‘The Magnificent Seven’ (2016, 12A)

Yet another remake to hit theatres this year, is ‘The Magnificent Seven’ a wonderful western or a catastrophic cowboy drama?

After being overrun by the evil industrialist Bartholomew Bogue (Peter Sarsgaard), the town of Rose Creek lays in tatters, its townsfolk searching desperately for help to reclaim their home. All hope is lost until one widow (Haley Benett) comes across a lonesome bounty hunter, Sam Chisolm (Denzel Washington), willing to help the men and women of Rose Creek in their fight to reclaim the town. But, he soon realises it will take more than just one man to overrun Bogue, and so assembles a team of seven men from across the Wild West.

I wasn’t quite sure what to expect from this film; I thought at first it might be a comedy, what with a member of the leading ensemble being played by Chris Pratt. It soon became apparent after watching the trailer that this was not a comedy, although a few humorous moments did slip through, mainly from Pratt’s character, Josh Faraday. However, this did not make up for a film that I can only describe as rushed and boring.

I think this is mainly down to the fact that there are so many protagonists. The seven title characters, plus the female protagonist Emma Cullen, means that, in an effort to give each character a reasonable amount of screen-time, most of their introductions were rushed and their backgrounds and motivations completely ignored for most.
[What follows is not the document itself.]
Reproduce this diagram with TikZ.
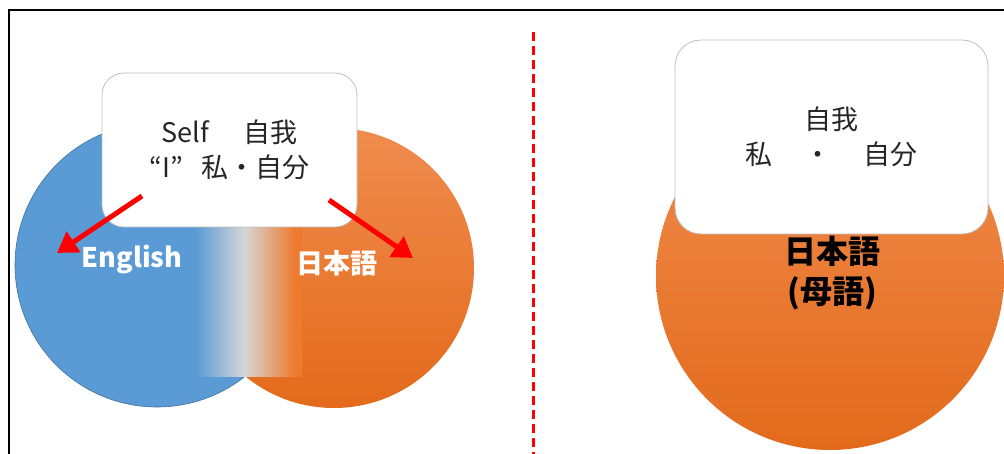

It was only for the characters of Sam Chisolm, Josh Faraday and Emma Cullen that we got an inkling to their backstory, as these were really the focus of the film – the other five protagonists were just supporting cast.

I’m not sure if this lack of development of the characters is the reason why I found this film so uninteresting or if it was just the plot itself. Either way, I was never really gripped by ‘The Magnificent Seven’, save for the occasional good action scene. Not only were characters’ introductions rushed, but the entire plot was, hastened by awkward and stilted dialogue between the protagonists. None of them seemed to question going to a town they’ve never heard of to fight an army employed by a rich industrialist and almost certainly die, despite the fact that most of them are portrayed as clever, suspicious, gun-slinging cowboys who don’t trust anyone.

Overall, ‘The Magnificent Seven’ is a poor reboot, with a rushed plot and underdeveloped characters. However, the occasional laugh and good stunt do slightly save this film, meaning I’ll have to give it five-out-of-ten.